BAILII is celebrating 24 years of free online access to the law! Would you consider making a contribution?
No donation is too small. If every visitor before 31 December gives just £1, it will have a significant impact on BAILII's ability to continue providing free access to the law.
Thank you very much for your support!
[Home] [Databases] [World Law] [Multidatabase Search] [Help] [Feedback] | ||
England and Wales Land Registry Adjudicator |
||
You are here: BAILII >> Databases >> England and Wales Land Registry Adjudicator >> Parkes & Anor v Smith (Miscellaneous cases : Miscellaneous) [2016] EWLandRA 2014_0938 (23 February 2016) URL: http://www.bailii.org/ew/cases/EWLandRA/2016/2014_0938.html Cite as: [2016] EWLandRA 2014_938, [2016] EWLandRA 2014_0938 |
[New search] [Printable RTF version] [Help]
FIRST -TIER TRIBUNAL
LAND REGISTRATION DIVISION
LAND REGISTRATION ACT 2002
REF/2014/0938
(1) Sharron Parkes
(2) Gavin Parkes
Applicants
and
Martyn Frederick Peter Smith
(As Trustee in Bankruptcy of Gavin Parkes)
Respondent
Property Address: 12 Manor Drive, Barton, Northwich CW8 4ET
At: Liverpool Civil Justice Centre
First Applicant's Representation: Richard Devereux-Cooke of counsel, instructed by Bermans LLP
Second Applicant: in person
Respondent Representation: Hugh Derbyshire of counsel, instructed by Ashton Bond Gigg
DECISION
It is ordered that the orders dated 20 February and 17 March 2015 be set aside.
Reasons for Decision
Background
1. The Respondent is the trustee in bankruptcy of the Second Applicant, who was made bankrupt by an order dated 12 July 2013. The First Applicant is his wife and together they are the joint registered proprietors of 12 Manor Drive, Barton, Northwich ("the Property") under the above title number.
2. By an application dated 22 October 2013, the Respondent applied for entry of a restriction in Form J against the title, on the footing that the Second Applicant had a beneficial interest in the Property which formed part of his bankruptcy estate. Objection was made separately by each Applicant, both relying on an assignment dated 25 September 2003 ("the Assignment") made between the Official Receiver, the trustee in bankruptcy of the Second Applicant in respect of a previous bankruptcy, and the First Applicant, which purported to assign "all the interest and rights in or to the Property now vested in the Official Receiver as trustee in bankruptcy to hold to the Purchaser absolutely." It was contended therefore, that although the Property was in joint names, the First Applicant was the sole beneficial owner and the Second Respondent had no beneficial interest in the Property when he was made bankrupt a second time. On 15 December 2014 the Chief Land Registrar referred the matter in dispute to the Land Registration Division of the Property Chamber, pursuant to s. 73(7) of the Land Registration Act 2002.

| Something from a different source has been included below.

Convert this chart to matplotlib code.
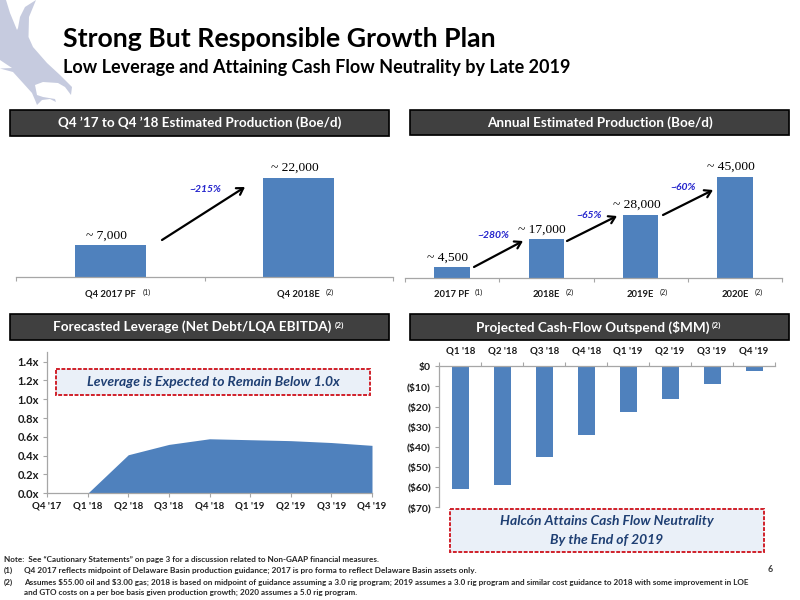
"""
Growth plan slide: two production bar charts, leverage area chart, cash flow bar chart.
"""

import matplotlib
matplotlib.use('Agg')
import matplotlib.pyplot as plt
from matplotlib.patches import Polygon, Rectangle

plt.rcParams['font.family'] = ['Lato', 'DejaVu Sans']

W, H = 800, 600
BLUE = '#4f81bd'
AXIS = '#a6a6a6'
NUM_FONT = 'Liberation Serif'

q4_labels = ['Q4 2017 PF', 'Q4 2018E']
q4_notes = ['(1)', '(2)']
q4_values = [7000, 22000]
q4_text = ['~ 7,000', '~ 22,000']

annual_labels = ['2017 PF', '2018E', '2019E', '2020E']
annual_notes = ['(1)', '(2)', '(2)', '(2)']
annual_values = [4500, 17000, 28000, 45000]
annual_text = ['~ 4,500', '~ 17,000', '~ 28,000', '~ 45,000']

lev_labels = ["Q4 '17", "Q1 '18", "Q2 '18", "Q3 '18", "Q4 '18", "Q1 '19", "Q2 '19", "Q3 '19", "Q4 '19"]
lev_values = [0.0, 0.0, 0.41, 0.52, 0.58, 0.57, 0.56, 0.54, 0.51]
lev_ticks = [0.0, 0.2, 0.4, 0.6, 0.8, 1.0, 1.2, 1.4]

cash_labels = ["Q1 '18", "Q2 '18", "Q3 '18", "Q4 '18", "Q1 '19", "Q2 '19", "Q3 '19", "Q4 '19"]
cash_values = [-61, -58.7, -44.8, -34.3, -22.6, -16.3, -9, -2.5]
cash_ticks = [0, -10, -20, -30, -40, -50, -60, -70]
cash_tick_labels = ['$0', '($10)', '($20)', '($30)', '($40)', '($50)', '($60)', '($70)']


# Make an axes from a box given in image pixels (y going down)
def pixel_axes(left, top, right, bottom):
    return fig.add_axes([left / W, 1 - bottom / H, (right - left) / W, (bottom - top) / H],
                        facecolor='none')


def style_spines(ax, visible):
    for side in ['top', 'right', 'bottom', 'left']:
        ax.spines[side].set_visible(side in visible)
        ax.spines[side].set_color(AXIS)
        ax.spines[side].set_linewidth(0.9)


# Bars along a baseline with label and footnote mark under each
def production_chart(box, labels, notes, values, texts, bar_width, ymax, note_base, note_step):
    ax = pixel_axes(*box)
    x = list(range(len(values)))
    ax.bar(x, values, width=bar_width, color=BLUE)
    ax.set_xlim(-0.5, len(values) - 0.5)
    ax.set_ylim(0, ymax)
    style_spines(ax, ['bottom'])
    ax.set_yticks([])
    ax.set_xticks([i - 0.5 for i in range(len(values) + 1)])
    ax.set_xticklabels([])
    ax.tick_params(axis='x', direction='out', length=3, color=AXIS, width=0.8)
    for i, val in enumerate(values):
        ax.annotate(texts[i], (i, val), xytext=(-3, 3), textcoords='offset points',
                    ha='center', va='bottom', fontsize=9.7, family=NUM_FONT, color='black')
        ax.annotate(labels[i], (i, 0), xytext=(0, -9), textcoords='offset points',
                    ha='center', va='top', fontsize=6.8, fontweight='bold', color='#1a1a1a',
                    annotation_clip=False)
        ax.annotate(notes[i], (i, 0), xytext=(note_base + note_step * len(labels[i]), -8.5),
                    textcoords='offset points', ha='center', va='top', fontsize=5.2,
                    color='#1a1a1a', annotation_clip=False)
    return ax


def header(left, top, right, bottom, text, note=None):
    over.add_patch(Rectangle((left + 1, top + 1), right - left, bottom - top, fc='#c8c8c8', ec='none'))
    over.add_patch(Rectangle((left, top), right - left, bottom - top, fc='#404040', ec='black', lw=1.2))
    shift = 7 if note else 0
    label = over.text((left + right) / 2 - shift, (top + bottom) / 2, text, color='white', ha='center',
                      va='center', fontsize=9.7, fontweight='bold')
    if note:
        over.annotate(note, xy=(1, 1), xycoords=label, xytext=(2, -1), textcoords='offset points',
                      color='white', ha='left', va='top', fontsize=6, fontweight='bold')


def callout(left, top, right, bottom, lines):
    over.add_patch(Rectangle((left, top), right - left, bottom - top, fc='#eaf0f8', ec='#d0202a',
                             lw=1.4, ls=(0, (2, 0.8))))
    step = (bottom - top) / (len(lines) + 0.35)
    for i, line in enumerate(lines):
        over.text((left + right) / 2, top + step * (i + 0.67), line, color='#1f3f73', ha='center',
                  va='center', fontsize=10, fontweight='bold', style='italic')


def arrow(x0, y0, x1, y1):
    over.annotate('', xy=(x1, y1), xytext=(x0, y0),
                  arrowprops=dict(arrowstyle='->,head_width=0.28,head_length=0.45', color='black', lw=1.6,
                                  shrinkA=0, shrinkB=0))


def growth(x, y, text):
    over.text(x, y, text, color='#2222cc', ha='center', va='center', fontsize=7.5,
              fontweight='bold', style='italic')


fig = plt.figure(figsize=(8, 6), dpi=100, facecolor='white')

# Pixel overlay for slide furniture, drawn above the charts
over = fig.add_axes([0, 0, 1, 1], facecolor='none', zorder=5)
over.set_xlim(0, W)
over.set_ylim(H, 0)
over.axis('off')

# Eagle logo, rough outline
logo = [(0, 0), (6, 0), (10, 13), (17, 30), (18, 28), (20, 17), (25, 7), (36, 0), (29, 17), (28.5, 37),
        (33, 47), (47, 63), (60, 75), (72, 87), (71, 95), (65, 87), (58, 83), (43, 82), (35, 85), (37, 95),
        (43, 97), (55, 99), (56, 102), (50, 99), (42, 100), (37, 105), (35, 100), (32, 93), (23, 83),
        (13, 72), (0, 68.5), (12, 68), (0, 60)]
over.add_patch(Polygon(logo, closed=True, fc='#c6cbdf', ec='none'))

over.text(63, 39, 'Strong But Responsible Growth Plan', fontsize=19.2, fontweight='bold',
          color='black', va='center', ha='left')
over.text(63, 67, 'Low Leverage and Attaining Cash Flow Neutrality by Late 2019', fontsize=13,
          fontweight='bold', color='black', va='center', ha='left')

header(10, 110, 389, 136, 'Q4 \u201917 to Q4 \u201918 Estimated Production (Boe/d)')
header(410, 110, 789, 135, 'Annual Estimated Production (Boe/d)')
header(10, 314, 389, 340, 'Forecasted Leverage (Net Debt/LQA EBITDA)', '(2)')
header(410, 314, 789, 340, 'Projected Cash-Flow Outspend (\\$MM)', '(2)')

# Top charts, both with the same pixels per boe/d within each
production_chart((16, 150, 393, 277), q4_labels, q4_notes, q4_values, q4_text, 0.375, 28200, 6, 2)
production_chart((405, 150, 782, 277.5), annual_labels, annual_notes, annual_values, annual_text, 0.375, 57000,
                 10.75, 1.25)

arrow(162, 240, 245, 187)
growth(205, 190, '~215%')
arrow(474, 267, 523, 241)
arrow(567, 241, 617, 216)
arrow(663, 215, 713, 190)
growth(493, 236, '~280%')
growth(589, 216, '~65%')
growth(683, 188, '~60%')

# Leverage area chart
ax3 = pixel_axes(47, 352, 372, 493.3)
xs = list(range(len(lev_values)))
ax3.fill_between(xs, lev_values, 0, color=BLUE, lw=0)
ax3.set_xlim(0, len(lev_values) - 1)
ax3.set_ylim(0, 1.503)
ax3.set_xticks(xs)
ax3.set_xticklabels(lev_labels, fontsize=7, fontweight='bold', color='#1a1a1a')
ax3.set_yticks(lev_ticks)
ax3.set_yticklabels(['{:.1f}x'.format(v) for v in lev_ticks], fontsize=8, fontweight='bold', color='#1a1a1a')
style_spines(ax3, ['bottom', 'left'])
ax3.tick_params(axis='both', direction='out', length=3, color=AXIS, width=0.8, pad=3)
callout(56, 369, 370, 395, ['Leverage is Expected to Remain Below 1.0x'])

# Cash flow bars hanging from zero, labels on top
ax4 = pixel_axes(439.3, 366.3, 775, 507.3)
cx = list(range(len(cash_values)))
ax4.bar(cx, cash_values, width=0.405, color=BLUE)
ax4.set_xlim(-0.5, len(cash_values) - 0.5)
ax4.set_ylim(-70, 0)
style_spines(ax4, ['top', 'left'])
ax4.xaxis.tick_top()
ax4.set_xticks([i - 0.5 for i in range(len(cash_values) + 1)])
ax4.set_xticklabels([])
ax4.set_yticks(cash_ticks)
ax4.set_yticklabels([t.replace('$', '\\$') for t in cash_tick_labels], fontsize=7.5,
                    fontweight='bold', color='#1a1a1a')
ax4.tick_params(axis='both', direction='out', length=3, color=AXIS, width=0.8, pad=3)
for i, name in enumerate(cash_labels):
    ax4.annotate(name, (i, 0), xytext=(0, 7.5), textcoords='offset points', ha='center', va='bottom',
                 fontsize=7, fontweight='bold', color='#1a1a1a', annotation_clip=False)
callout(450, 509, 764, 552, ['Halcón Attains Cash Flow Neutrality', 'By the End of 2019'])

# Footnotes
notes = [
    (4, 559.5, 'Note:  See \u201cCautionary Statements\u201d on page 3 for a discussion related to Non-GAAP financial measures.', 5.85),
    (4, 570.5, '(1)', 5.85),
    (24, 570.5, 'Q4 2017 reflects midpoint of Delaware Basin production guidance; 2017 is pro forma to reflect Delaware Basin assets only.', 5.95),
    (4, 582, '(2)', 5.85),
    (24, 582, 'Assumes \\$55.00 oil and \\$3.00 gas; 2018 is based on midpoint of guidance assuming a 3.0 rig program; 2019 assumes a 3.0 rig program and similar cost guidance to 2018 with some improvement in LOE', 5.85),
    (24, 592.5, 'and GTO costs on a per boe basis given production growth; 2020 assumes a 5.0 rig program.', 5.85),
]
for x, y, text, size in notes:
    over.text(x, y, text, fontsize=size, fontweight='bold', color='#262626', va='center', ha='left')
over.text(770, 570, '6', fontsize=6.5, fontweight='bold', color='#404040', ha='center', va='center')

fig.savefig('out.png', dpi=100)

3. By a letter dated 17 December 2014, the Tribunal wrote to the Applicants directing that they serve a Statement of Case by 5 p.m. on 16 January 2014 and by a letter of the same date wrote to the Respondent's firm in Shrewsbury (incorrectly described as solicitors) directing that the Respondent serve his Statement of Case within 28 days after receipt of the Applicants' Statement of Case.
4. A Statement of Case was served on behalf of the First Applicant, contending that by virtue of the Assignment the whole beneficial interest in the Property was held on trust for her. On 23 January 2015 the Tribunal wrote to the Respondent at the Shrewsbury address, stating that a copy of the Applicants' Statement of Case had been received and reminding him that his Statement of Case was due by 5 p.m. on 13 February. By letters dated 2 February, the Tribunal wrote to both parties, expressing the view that it had jurisdiction to deal with the issues expected to arise in the case and they were not the exclusive preserve of the insolvency jurisdiction - which had been contended by the First Applicant's solicitors - and reminding the Respondent of when his Statement of Case was due.
5. No Statement of Case was served by the Respondent and by an order dated 20 February 2015 it was ordered as follows:
"Unless the Respondent serves his Statement of Case on the Tribunal and on the Applicants on or before 5 p.m. on 6 March 2015, the Tribunal may:-
(a) debar the Respondent from taking any further part in these proceedings; and
(b) direct the Chief land Registrar to cancel the Respondent's original application dated 22 October 2013 to enter a restriction.
This order is made under rules 8(3)(a), 9(3)(a) and 9(7) of the Tribunal Procedure (First-tier Tribunal)(Property Chamber) Rules 2013."
The order was sent under a covering letter of 20 February 2014 to the Shrewsbury address.
6. There was no response, and therefore on 17 March 2015 the Tribunal made the following order:
"1. The Respondent is debarred from taking any further steps in these proceedings.
2. The Chief Land Registrar is directed to cancel the Respondent's original application dated 22 October 2013 to enter a restriction."
7. A letter in identical terms was sent to the First Applicant's solicitor and the Respondent at the Shrewsbury address on 17 March, enclosing a copy of the order and providing that if either party wished to apply for an order for costs, they should submit a schedule of costs incurred since the date of the reference (15 December 2014) by 16 April. The First Applicant's solicitors submitted a schedule to the Tribunal under cover of a letter of 15 April, and at the same time sent a copy of the Respondent's solicitors.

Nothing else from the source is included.